- [Directions for this task]:
Repeat only what lies from the line with "Convert this chart to Observable Plot code." to the line with "const yMajor = [0,5,10,15,20,25,30,35,40], yMinor", those two lines included, exactly as it stands; omit any images.

- [Supplied records]:
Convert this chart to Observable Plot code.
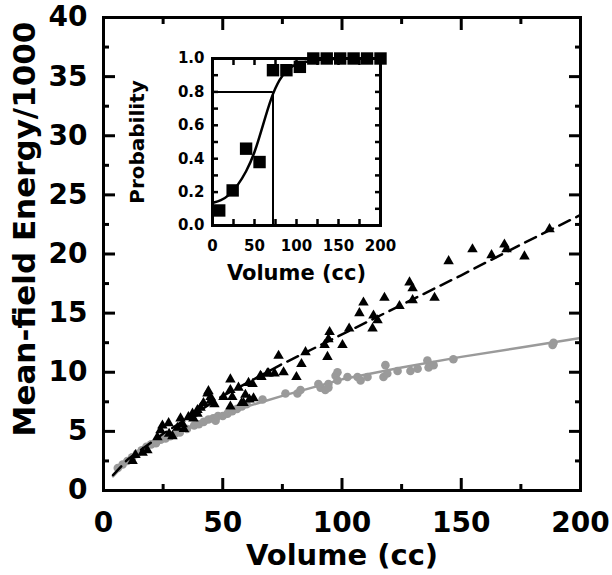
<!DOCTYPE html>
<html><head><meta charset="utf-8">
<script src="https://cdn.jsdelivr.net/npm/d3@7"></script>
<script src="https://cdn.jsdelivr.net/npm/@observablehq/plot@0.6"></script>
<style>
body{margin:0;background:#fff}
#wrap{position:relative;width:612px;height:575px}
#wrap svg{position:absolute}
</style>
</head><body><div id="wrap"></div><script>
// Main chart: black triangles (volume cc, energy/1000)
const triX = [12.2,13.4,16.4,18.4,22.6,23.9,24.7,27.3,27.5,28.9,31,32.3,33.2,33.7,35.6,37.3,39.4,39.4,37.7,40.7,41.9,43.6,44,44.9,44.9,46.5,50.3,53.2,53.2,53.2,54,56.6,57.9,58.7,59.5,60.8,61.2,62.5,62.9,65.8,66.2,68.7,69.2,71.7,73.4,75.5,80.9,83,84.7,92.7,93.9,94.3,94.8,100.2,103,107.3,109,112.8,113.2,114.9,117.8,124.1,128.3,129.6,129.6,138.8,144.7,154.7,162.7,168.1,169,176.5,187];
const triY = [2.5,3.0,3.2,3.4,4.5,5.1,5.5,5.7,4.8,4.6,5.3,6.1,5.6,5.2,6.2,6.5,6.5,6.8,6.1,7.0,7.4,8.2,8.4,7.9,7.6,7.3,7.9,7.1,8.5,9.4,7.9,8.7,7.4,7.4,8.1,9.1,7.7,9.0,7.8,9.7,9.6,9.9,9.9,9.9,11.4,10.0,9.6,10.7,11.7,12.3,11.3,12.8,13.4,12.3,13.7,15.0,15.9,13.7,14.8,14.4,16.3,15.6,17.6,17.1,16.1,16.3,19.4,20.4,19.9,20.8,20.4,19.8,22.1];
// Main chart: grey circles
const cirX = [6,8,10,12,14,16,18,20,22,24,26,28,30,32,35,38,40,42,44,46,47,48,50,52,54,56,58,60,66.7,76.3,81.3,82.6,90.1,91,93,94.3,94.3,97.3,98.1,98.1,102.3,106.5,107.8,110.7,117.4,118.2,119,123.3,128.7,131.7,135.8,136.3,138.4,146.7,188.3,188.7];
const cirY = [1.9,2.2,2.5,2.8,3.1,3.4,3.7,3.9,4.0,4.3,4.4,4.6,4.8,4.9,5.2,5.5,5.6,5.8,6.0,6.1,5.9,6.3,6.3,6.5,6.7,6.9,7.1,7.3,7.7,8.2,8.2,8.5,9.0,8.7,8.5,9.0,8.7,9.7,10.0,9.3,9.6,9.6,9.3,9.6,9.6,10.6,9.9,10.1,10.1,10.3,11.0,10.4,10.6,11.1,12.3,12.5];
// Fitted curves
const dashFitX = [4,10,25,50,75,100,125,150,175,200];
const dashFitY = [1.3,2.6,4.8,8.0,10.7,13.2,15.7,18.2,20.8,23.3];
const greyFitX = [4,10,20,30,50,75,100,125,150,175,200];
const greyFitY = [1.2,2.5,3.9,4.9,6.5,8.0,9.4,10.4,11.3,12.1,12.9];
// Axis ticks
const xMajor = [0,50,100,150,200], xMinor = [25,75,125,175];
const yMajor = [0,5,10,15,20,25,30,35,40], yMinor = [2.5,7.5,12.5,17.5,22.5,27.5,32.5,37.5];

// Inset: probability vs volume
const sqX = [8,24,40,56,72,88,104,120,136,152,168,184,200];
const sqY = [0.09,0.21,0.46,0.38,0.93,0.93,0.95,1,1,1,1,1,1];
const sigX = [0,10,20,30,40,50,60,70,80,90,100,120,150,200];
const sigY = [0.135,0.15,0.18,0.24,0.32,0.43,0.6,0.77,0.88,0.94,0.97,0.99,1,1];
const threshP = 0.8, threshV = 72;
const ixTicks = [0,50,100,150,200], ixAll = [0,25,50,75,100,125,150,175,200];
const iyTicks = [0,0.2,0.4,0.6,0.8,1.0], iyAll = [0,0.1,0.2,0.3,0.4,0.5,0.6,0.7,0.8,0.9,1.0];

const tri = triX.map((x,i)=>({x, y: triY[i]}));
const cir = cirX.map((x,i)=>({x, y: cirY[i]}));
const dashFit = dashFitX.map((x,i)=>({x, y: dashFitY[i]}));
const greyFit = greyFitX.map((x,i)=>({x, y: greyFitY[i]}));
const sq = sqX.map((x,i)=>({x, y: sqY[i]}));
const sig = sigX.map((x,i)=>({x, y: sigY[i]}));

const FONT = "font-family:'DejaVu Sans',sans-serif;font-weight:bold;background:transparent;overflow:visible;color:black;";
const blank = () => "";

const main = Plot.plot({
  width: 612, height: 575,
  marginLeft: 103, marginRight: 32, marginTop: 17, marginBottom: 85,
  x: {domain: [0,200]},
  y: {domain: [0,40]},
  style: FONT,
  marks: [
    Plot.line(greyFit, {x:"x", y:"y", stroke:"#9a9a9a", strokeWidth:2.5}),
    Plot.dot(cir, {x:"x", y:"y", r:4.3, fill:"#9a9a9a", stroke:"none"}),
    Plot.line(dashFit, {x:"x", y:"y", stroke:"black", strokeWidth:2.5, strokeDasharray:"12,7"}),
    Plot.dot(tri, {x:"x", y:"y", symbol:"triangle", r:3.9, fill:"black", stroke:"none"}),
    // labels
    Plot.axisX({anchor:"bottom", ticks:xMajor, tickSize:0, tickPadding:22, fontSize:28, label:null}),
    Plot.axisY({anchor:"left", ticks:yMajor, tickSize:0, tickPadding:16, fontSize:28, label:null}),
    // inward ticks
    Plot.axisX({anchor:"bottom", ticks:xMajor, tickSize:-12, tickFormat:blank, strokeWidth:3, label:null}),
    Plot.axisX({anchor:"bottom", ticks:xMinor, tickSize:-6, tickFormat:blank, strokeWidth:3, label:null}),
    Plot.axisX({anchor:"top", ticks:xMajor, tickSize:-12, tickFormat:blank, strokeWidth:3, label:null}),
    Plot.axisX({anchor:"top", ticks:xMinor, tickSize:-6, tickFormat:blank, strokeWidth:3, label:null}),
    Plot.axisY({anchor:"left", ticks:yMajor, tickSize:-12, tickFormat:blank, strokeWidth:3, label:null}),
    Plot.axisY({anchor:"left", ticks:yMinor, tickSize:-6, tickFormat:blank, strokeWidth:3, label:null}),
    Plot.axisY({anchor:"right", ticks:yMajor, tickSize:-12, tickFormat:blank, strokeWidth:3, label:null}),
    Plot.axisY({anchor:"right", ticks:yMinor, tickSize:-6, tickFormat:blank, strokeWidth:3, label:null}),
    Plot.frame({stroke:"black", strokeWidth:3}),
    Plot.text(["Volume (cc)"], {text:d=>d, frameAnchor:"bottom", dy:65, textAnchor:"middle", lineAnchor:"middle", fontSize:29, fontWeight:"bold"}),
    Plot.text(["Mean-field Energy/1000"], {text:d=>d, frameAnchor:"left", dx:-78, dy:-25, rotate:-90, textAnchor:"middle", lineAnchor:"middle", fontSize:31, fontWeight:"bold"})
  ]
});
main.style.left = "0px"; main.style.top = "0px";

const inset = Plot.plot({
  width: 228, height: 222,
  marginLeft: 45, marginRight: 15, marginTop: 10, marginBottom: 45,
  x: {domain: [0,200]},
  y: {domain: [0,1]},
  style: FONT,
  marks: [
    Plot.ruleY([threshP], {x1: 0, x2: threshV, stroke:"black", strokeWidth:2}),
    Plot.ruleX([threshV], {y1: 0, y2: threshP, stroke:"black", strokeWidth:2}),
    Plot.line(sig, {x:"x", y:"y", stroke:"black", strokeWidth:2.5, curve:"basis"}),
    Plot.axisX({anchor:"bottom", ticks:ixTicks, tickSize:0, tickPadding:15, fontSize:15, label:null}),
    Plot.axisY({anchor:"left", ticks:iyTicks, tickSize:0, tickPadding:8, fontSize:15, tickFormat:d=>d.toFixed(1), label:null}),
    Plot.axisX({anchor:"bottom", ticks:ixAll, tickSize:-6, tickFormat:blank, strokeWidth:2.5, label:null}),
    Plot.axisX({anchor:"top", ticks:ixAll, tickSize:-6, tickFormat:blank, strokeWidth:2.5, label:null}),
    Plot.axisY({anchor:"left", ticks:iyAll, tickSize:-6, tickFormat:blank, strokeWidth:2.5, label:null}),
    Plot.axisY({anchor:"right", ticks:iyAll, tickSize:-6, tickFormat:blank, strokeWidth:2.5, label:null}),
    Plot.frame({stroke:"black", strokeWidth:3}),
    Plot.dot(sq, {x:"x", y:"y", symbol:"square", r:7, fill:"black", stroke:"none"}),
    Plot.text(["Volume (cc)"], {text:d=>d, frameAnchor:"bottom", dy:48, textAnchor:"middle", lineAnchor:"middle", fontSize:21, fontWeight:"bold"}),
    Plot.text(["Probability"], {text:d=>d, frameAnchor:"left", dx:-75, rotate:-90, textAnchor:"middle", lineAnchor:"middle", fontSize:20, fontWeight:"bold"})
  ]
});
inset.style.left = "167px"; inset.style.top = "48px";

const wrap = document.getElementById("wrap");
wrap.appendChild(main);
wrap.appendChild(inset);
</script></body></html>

...

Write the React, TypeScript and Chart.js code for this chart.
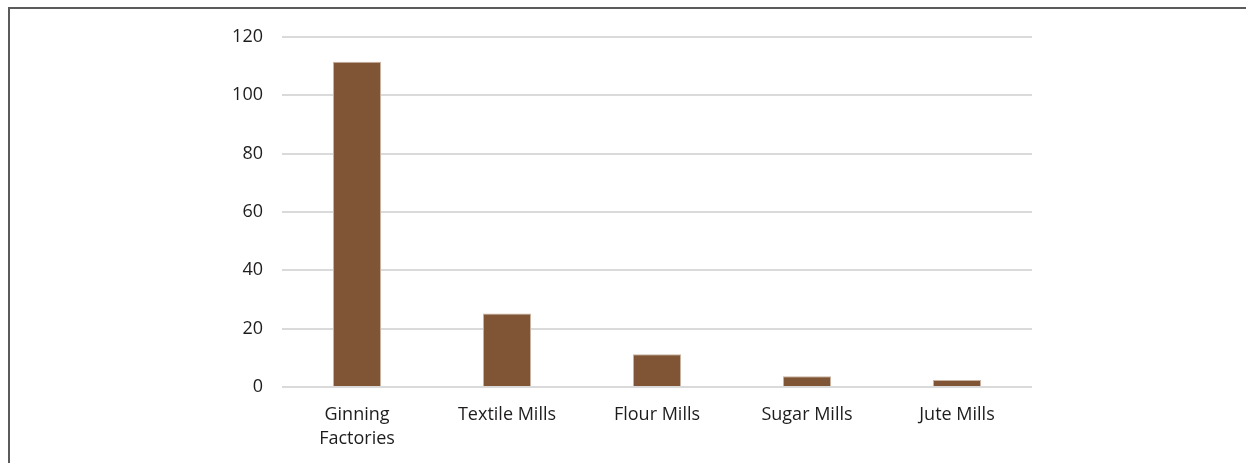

- [Task solution]:
Convert this chart to Observable Plot code.
<!DOCTYPE html>
<html><head><meta charset="utf-8">
<script src="https://cdn.jsdelivr.net/npm/d3@7"></script>
<script src="https://cdn.jsdelivr.net/npm/@observablehq/plot@0.6"></script>
<style>
body{margin:0;background:#fff}
#wrap{position:relative;width:612px;height:575px}
#wrap svg{position:absolute}
</style>
</head><body><div id="wrap"></div><script>
// Main chart: black triangles (volume cc, energy/1000)
const triX = [12.2,13.4,16.4,18.4,22.6,23.9,24.7,27.3,27.5,28.9,31,32.3,33.2,33.7,35.6,37.3,39.4,39.4,37.7,40.7,41.9,43.6,44,44.9,44.9,46.5,50.3,53.2,53.2,53.2,54,56.6,57.9,58.7,59.5,60.8,61.2,62.5,62.9,65.8,66.2,68.7,69.2,71.7,73.4,75.5,80.9,83,84.7,92.7,93.9,94.3,94.8,100.2,103,107.3,109,112.8,113.2,114.9,117.8,124.1,128.3,129.6,129.6,138.8,144.7,154.7,162.7,168.1,169,176.5,187];
const triY = [2.5,3.0,3.2,3.4,4.5,5.1,5.5,5.7,4.8,4.6,5.3,6.1,5.6,5.2,6.2,6.5,6.5,6.8,6.1,7.0,7.4,8.2,8.4,7.9,7.6,7.3,7.9,7.1,8.5,9.4,7.9,8.7,7.4,7.4,8.1,9.1,7.7,9.0,7.8,9.7,9.6,9.9,9.9,9.9,11.4,10.0,9.6,10.7,11.7,12.3,11.3,12.8,13.4,12.3,13.7,15.0,15.9,13.7,14.8,14.4,16.3,15.6,17.6,17.1,16.1,16.3,19.4,20.4,19.9,20.8,20.4,19.8,22.1];
// Main chart: grey circles
const cirX = [6,8,10,12,14,16,18,20,22,24,26,28,30,32,35,38,40,42,44,46,47,48,50,52,54,56,58,60,66.7,76.3,81.3,82.6,90.1,91,93,94.3,94.3,97.3,98.1,98.1,102.3,106.5,107.8,110.7,117.4,118.2,119,123.3,128.7,131.7,135.8,136.3,138.4,146.7,188.3,188.7];
const cirY = [1.9,2.2,2.5,2.8,3.1,3.4,3.7,3.9,4.0,4.3,4.4,4.6,4.8,4.9,5.2,5.5,5.6,5.8,6.0,6.1,5.9,6.3,6.3,6.5,6.7,6.9,7.1,7.3,7.7,8.2,8.2,8.5,9.0,8.7,8.5,9.0,8.7,9.7,10.0,9.3,9.6,9.6,9.3,9.6,9.6,10.6,9.9,10.1,10.1,10.3,11.0,10.4,10.6,11.1,12.3,12.5];
// Fitted curves
const dashFitX = [4,10,25,50,75,100,125,150,175,200];
const dashFitY = [1.3,2.6,4.8,8.0,10.7,13.2,15.7,18.2,20.8,23.3];
const greyFitX = [4,10,20,30,50,75,100,125,150,175,200];
const greyFitY = [1.2,2.5,3.9,4.9,6.5,8.0,9.4,10.4,11.3,12.1,12.9];
// Axis ticks
const xMajor = [0,50,100,150,200], xMinor = [25,75,125,175];
const yMajor = [0,5,10,15,20,25,30,35,40], yMinor = [2.5,7.5,12.5,17.5,22.5,27.5,32.5,37.5];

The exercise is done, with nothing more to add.